(Becoming a Naturalist, Part 20) by Jack Phillips

Plains Spadefoot (Spea bombifrons), new metamorph. Harrison County Iowa, July 17th, 2017. (Photo by Robert Smith.)
I very seldom remember my dreams and when I do, they survive only as fragments. They are also quite ordinary; for all the surreal and fantastically supernatural events and weird juxtapositions that are the stuff of dreams, mine are oddly normal. That is, when I remember them. But why would I? Even as a child, my dreams felt like a typical summer day, governed by local geography and populated by wild creatures of my acquaintance.
A prompt assigned by last week’s nature writing workshop leader jarred loose a dream-fragment that never would have survived for more than 50 years if not for the waking event that followed. We were asked to write about an experience wherein nature and not-nature collided, an event when wild nature broke into our ordinary lives. First we would hike alone, then write. The toad that crossed my path probably had something to do with my remembering.
One summer night when I was maybe 7 or 8 years old, I dreamt that a box turtle appeared in my driveway. This would have been only slightly out of the ordinary, as the eastern box turtle (Terrapene carolina) was occasional in eastern Nebraska in the early sixties and in my woodsy neighborhood. Upon waking, the completely realistic dream compelled me, still wearing pajamas and the film of a dream, to bolt out of the house to see if were true. To my astonishment, in the very spot where my dream-turtle had appeared, was not a turtle, but an oversized toad. I fed her a cricket.
At some point during my childhood, I came to believe in something true and wild beyond the schoolyard and the regularly-mowed lawn, and I could find it in boundless nature to which dreams and other freedoms belong. Yet those dreams took me to places more familiar than exotic, beyond the outfield fence but not too far, with wild creatures not too strange, wandering the woods just on the other side of the creek. A waking dream or asleep could be a new path into those woods.

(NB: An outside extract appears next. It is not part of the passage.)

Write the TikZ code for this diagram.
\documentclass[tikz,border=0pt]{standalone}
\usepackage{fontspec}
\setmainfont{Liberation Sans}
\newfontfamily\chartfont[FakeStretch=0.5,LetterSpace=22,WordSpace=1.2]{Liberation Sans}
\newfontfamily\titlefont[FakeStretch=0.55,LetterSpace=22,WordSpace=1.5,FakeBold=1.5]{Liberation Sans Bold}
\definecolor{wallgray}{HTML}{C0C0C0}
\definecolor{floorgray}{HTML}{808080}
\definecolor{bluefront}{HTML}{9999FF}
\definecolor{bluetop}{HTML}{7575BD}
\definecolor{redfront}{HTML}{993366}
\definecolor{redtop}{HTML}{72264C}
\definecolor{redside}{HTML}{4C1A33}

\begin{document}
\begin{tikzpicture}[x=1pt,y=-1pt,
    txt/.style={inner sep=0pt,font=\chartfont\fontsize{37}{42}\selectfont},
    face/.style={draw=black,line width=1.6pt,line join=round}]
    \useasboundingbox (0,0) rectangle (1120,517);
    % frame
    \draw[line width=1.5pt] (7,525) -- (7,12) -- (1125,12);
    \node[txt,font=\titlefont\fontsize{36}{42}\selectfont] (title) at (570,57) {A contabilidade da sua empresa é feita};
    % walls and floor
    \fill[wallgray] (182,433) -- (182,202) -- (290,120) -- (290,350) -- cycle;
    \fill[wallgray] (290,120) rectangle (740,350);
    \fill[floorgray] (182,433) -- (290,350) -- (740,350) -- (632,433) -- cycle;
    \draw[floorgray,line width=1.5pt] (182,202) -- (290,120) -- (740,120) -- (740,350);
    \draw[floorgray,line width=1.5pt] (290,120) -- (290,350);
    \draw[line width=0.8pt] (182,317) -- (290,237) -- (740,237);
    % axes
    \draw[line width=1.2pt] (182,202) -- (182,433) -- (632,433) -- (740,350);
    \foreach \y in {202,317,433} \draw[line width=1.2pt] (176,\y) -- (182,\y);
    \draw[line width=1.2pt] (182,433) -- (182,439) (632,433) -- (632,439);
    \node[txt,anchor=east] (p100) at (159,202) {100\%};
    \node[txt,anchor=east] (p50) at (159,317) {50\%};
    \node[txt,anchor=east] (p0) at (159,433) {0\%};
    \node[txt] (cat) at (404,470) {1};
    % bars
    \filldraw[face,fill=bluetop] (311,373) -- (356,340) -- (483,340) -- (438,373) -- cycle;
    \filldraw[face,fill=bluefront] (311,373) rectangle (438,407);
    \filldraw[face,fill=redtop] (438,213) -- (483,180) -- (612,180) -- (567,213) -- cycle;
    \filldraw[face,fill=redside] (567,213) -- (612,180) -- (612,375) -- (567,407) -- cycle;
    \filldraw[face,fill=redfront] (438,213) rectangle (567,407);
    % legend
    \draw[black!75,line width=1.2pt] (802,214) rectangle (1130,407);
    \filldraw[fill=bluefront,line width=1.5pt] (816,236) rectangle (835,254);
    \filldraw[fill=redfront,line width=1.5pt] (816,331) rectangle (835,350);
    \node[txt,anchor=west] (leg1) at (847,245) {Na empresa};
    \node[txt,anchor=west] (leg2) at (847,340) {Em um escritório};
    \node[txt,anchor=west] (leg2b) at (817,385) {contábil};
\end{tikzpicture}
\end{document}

I held this belief until I reached the age of knowing better, which I suspect has yet to arrive.
My mother always insisted that her children shower before bed after a day of dirty adventures, which was every day. But there are some souvenirs that soap will not scrub away, like bug bites, berry stains, pokes and prickles, and the residual smell of pond. The adhesive properties of amphibious slime endured for days. Under clean pajamas, the skin of the day became the skin of my dreams.
Such was the case with daydreams a well. Even after school started, the skin of free afternoons and weekend safaris bore the smell of frogs and fish. With chin on fist or hands in face, the faintly-scented patina of semi-permanent slime helped me endure my classroom captivity. Thoreau wrote of the “slime and film of habitual life” as the obstacle to reconnecting with nature. But that depends on your habits and where you get your slime. The wildness within us, nourished by dreams and daydreams and dreamy summer days, is sometimes only skin deep.
The morning after the workshop, I went to work wearing my habitual bug bites and carrying a notebook. My colleagues and I entered a steamy woods under the sentry of barking treefrogs. It smelled of young earth. Leopard frogs, hard to classify even when still, rocketed to escape our nightmarish advance. Slender chorus frogs, invisible at rest and even in flight, made merely dashes against the dewy green. With each step, the earth twitched with toadlets, barely more than tadpoles. A seldom-seen plains spadefoot (Spea bombifrons), with the skin of a frog and the body of a toad but belonging to neither, was seen. Secret spadefoots emerge on warm and rainy nights, and like a slippery dream, on the morning after.